>>

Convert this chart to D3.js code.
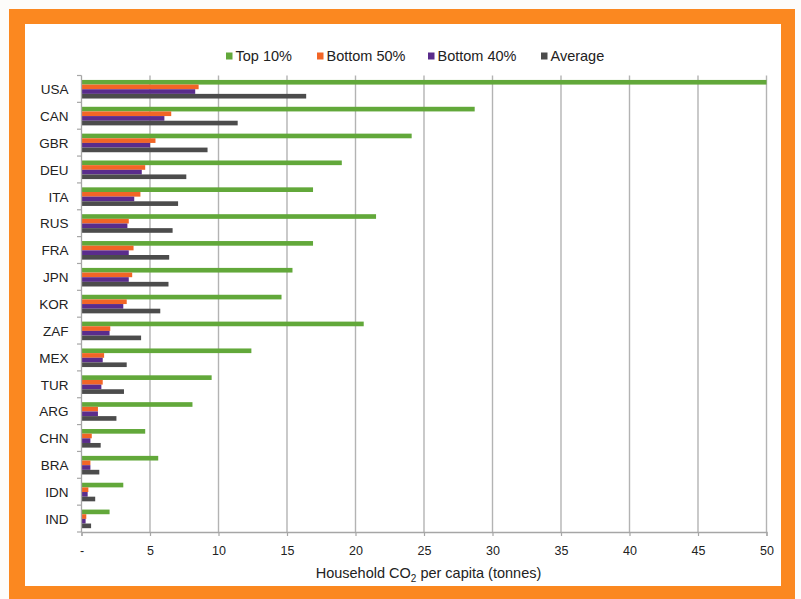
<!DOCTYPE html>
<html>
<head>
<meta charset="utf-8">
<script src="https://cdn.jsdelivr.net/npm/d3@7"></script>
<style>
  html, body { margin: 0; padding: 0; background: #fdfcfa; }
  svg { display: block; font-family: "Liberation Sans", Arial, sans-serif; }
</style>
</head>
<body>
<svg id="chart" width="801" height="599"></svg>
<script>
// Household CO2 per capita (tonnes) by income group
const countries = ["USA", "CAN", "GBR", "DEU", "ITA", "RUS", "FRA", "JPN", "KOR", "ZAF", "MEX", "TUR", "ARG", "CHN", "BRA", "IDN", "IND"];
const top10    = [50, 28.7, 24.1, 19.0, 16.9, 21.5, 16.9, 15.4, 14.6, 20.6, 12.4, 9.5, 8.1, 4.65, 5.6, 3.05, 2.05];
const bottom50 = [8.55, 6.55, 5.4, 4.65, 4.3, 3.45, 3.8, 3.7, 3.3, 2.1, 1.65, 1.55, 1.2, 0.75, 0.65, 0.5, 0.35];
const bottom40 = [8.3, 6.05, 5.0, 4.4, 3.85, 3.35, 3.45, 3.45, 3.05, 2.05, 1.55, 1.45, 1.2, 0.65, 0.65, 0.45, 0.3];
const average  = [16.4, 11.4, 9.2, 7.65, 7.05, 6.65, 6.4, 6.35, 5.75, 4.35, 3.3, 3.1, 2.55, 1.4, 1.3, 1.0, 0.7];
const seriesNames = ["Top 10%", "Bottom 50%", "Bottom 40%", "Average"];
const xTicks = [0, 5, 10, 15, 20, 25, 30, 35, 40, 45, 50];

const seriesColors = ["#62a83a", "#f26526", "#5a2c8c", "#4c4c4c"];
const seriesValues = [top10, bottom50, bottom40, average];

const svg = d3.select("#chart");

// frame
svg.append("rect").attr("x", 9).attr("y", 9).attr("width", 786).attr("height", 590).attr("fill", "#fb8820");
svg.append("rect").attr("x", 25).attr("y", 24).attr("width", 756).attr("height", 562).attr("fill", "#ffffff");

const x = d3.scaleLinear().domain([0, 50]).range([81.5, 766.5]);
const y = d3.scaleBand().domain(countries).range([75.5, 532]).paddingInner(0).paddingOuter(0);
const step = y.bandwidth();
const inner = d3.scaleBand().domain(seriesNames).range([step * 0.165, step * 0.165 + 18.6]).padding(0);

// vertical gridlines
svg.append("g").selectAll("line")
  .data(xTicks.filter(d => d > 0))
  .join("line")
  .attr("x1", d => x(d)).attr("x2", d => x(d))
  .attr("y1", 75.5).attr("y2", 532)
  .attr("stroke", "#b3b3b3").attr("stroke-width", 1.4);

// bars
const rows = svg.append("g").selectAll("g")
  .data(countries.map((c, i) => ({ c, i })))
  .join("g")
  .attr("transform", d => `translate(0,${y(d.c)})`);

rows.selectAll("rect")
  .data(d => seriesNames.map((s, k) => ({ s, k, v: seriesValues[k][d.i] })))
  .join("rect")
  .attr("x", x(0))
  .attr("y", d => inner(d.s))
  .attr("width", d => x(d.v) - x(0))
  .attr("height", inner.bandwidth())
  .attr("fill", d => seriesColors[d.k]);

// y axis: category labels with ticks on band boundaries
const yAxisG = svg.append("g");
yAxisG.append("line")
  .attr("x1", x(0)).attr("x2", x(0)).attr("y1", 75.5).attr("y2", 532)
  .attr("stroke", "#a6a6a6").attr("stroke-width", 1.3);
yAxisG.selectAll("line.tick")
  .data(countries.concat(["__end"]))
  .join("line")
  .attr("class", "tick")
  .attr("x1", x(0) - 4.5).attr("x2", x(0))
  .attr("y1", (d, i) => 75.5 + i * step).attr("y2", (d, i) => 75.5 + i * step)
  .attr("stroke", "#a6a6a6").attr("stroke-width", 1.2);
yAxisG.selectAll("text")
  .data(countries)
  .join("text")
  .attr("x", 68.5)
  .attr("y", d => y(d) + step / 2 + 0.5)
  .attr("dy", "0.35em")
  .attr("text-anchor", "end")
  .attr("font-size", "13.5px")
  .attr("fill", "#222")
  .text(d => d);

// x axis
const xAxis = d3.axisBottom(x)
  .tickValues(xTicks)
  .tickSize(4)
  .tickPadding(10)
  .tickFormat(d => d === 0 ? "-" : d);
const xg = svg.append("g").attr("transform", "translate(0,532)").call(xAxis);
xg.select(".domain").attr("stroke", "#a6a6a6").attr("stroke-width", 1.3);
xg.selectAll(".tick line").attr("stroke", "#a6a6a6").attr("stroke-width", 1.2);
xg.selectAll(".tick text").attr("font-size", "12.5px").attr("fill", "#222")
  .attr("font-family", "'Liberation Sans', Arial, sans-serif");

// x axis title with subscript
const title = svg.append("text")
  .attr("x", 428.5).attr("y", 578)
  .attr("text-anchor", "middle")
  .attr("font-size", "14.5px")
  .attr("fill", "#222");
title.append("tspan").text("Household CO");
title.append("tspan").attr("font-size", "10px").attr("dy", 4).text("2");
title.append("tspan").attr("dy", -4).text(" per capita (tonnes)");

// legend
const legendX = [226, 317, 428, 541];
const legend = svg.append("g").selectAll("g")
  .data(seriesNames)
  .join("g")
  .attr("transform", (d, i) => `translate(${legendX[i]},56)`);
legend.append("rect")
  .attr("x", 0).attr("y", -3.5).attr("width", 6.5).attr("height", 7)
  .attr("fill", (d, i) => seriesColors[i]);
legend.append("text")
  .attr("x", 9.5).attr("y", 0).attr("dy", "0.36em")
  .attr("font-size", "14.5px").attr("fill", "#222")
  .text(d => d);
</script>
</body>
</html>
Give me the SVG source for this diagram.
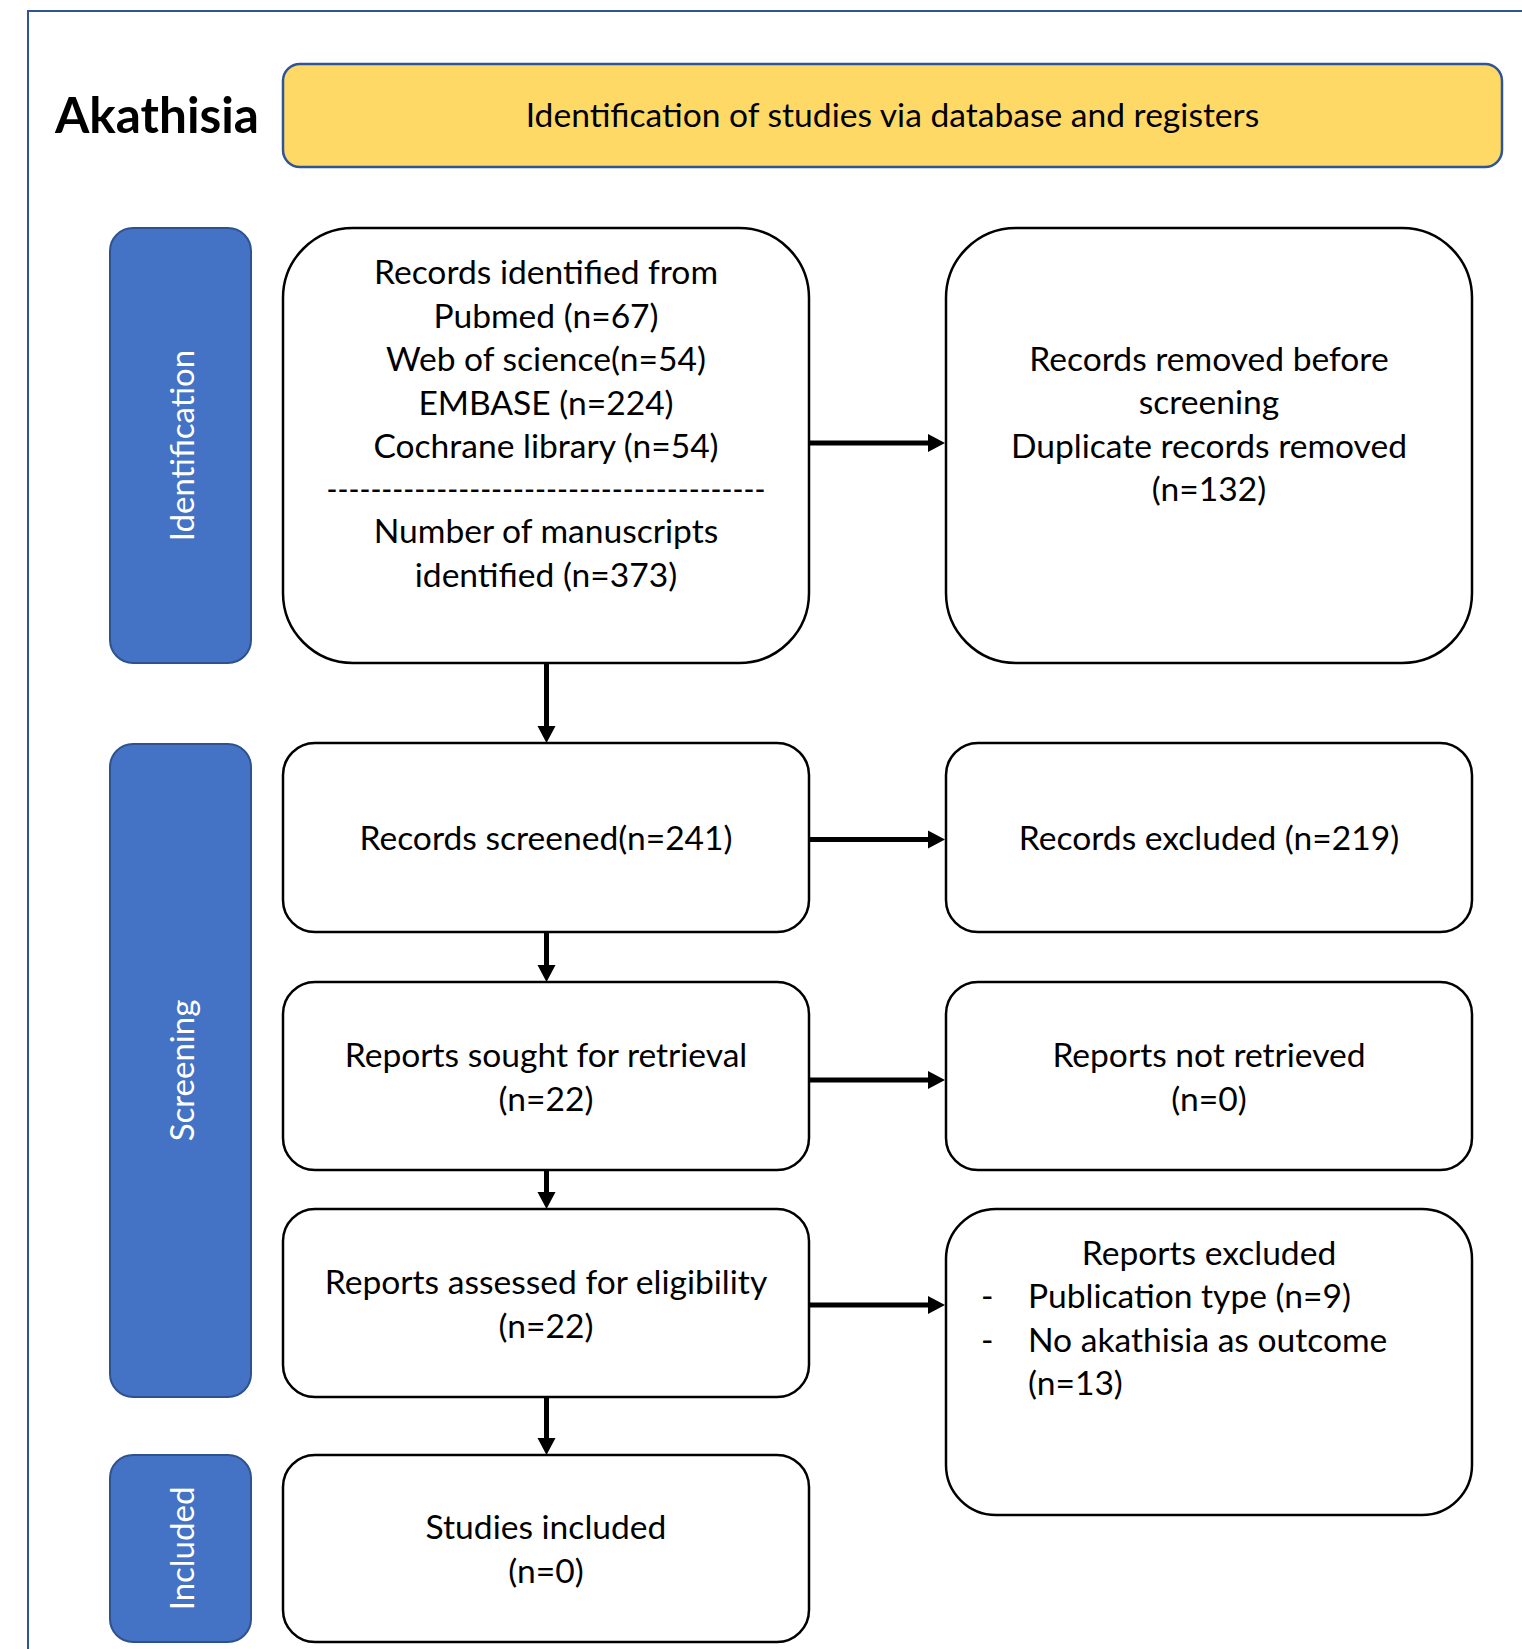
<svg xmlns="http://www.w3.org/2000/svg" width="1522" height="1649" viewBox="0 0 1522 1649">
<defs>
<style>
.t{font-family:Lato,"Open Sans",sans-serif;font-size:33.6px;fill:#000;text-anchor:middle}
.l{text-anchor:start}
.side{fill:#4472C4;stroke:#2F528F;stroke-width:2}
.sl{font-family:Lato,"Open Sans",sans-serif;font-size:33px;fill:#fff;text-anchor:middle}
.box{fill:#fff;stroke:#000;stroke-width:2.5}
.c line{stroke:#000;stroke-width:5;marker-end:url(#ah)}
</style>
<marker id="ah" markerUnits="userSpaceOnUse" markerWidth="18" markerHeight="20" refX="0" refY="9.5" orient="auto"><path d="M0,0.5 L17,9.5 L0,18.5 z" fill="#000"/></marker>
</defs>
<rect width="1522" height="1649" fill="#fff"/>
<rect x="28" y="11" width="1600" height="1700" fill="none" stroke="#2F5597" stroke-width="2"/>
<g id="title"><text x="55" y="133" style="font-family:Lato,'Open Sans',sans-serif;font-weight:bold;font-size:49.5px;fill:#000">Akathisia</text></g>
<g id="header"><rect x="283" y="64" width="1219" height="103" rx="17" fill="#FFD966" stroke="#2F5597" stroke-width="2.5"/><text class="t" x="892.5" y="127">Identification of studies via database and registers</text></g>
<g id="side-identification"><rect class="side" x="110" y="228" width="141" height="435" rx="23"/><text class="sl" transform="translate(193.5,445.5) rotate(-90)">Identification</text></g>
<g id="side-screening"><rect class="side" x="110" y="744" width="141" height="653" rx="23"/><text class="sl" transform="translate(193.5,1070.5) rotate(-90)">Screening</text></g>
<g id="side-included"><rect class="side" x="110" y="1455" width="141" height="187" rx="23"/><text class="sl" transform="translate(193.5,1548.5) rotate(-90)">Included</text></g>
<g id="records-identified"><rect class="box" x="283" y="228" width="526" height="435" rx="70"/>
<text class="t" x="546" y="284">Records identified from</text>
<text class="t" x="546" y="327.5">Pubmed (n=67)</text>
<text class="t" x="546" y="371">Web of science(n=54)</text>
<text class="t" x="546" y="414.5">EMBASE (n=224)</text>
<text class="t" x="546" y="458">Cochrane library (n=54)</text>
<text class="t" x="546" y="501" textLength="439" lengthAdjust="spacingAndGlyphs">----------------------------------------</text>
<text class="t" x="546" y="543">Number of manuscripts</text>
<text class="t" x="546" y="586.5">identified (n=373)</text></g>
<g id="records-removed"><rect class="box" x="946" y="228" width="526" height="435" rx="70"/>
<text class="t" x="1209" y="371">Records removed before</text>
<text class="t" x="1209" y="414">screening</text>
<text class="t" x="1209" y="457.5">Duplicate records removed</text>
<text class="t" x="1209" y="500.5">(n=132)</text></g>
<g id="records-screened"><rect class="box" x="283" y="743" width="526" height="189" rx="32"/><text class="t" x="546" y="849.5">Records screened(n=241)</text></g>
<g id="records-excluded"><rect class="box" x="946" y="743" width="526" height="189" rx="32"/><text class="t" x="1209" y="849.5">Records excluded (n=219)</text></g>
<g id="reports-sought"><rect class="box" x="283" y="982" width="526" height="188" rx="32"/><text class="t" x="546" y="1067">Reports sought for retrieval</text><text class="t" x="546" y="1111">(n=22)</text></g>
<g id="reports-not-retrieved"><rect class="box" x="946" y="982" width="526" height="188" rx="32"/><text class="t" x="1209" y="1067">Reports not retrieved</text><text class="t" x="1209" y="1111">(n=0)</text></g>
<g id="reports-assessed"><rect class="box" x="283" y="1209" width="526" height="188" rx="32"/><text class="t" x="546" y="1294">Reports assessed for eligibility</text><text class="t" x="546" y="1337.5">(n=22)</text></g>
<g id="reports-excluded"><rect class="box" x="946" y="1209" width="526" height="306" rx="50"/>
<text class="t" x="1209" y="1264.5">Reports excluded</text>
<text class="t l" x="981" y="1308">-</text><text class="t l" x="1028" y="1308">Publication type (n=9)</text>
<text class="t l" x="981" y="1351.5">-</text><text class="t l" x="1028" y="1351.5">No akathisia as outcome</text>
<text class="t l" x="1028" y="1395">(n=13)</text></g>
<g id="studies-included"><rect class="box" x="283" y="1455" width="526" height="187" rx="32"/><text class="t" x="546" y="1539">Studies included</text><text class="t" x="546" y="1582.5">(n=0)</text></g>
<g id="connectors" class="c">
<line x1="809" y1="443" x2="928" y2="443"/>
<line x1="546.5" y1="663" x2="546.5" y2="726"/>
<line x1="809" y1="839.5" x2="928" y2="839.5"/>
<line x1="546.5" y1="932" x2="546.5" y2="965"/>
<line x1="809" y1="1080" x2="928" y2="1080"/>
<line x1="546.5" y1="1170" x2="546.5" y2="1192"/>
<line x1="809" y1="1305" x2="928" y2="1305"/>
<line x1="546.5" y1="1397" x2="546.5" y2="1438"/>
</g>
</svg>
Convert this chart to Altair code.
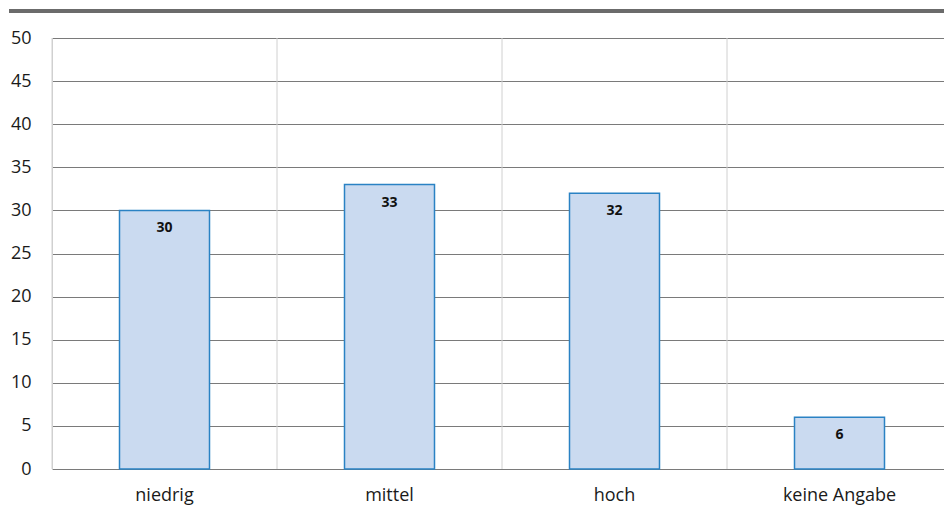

<<

WRITTEN INSTRUCTION
Consider the entries above and return each line with the string "Convert".

RESULT BELOW
Convert this chart to D3.js code.
Convert this chart to Altair code.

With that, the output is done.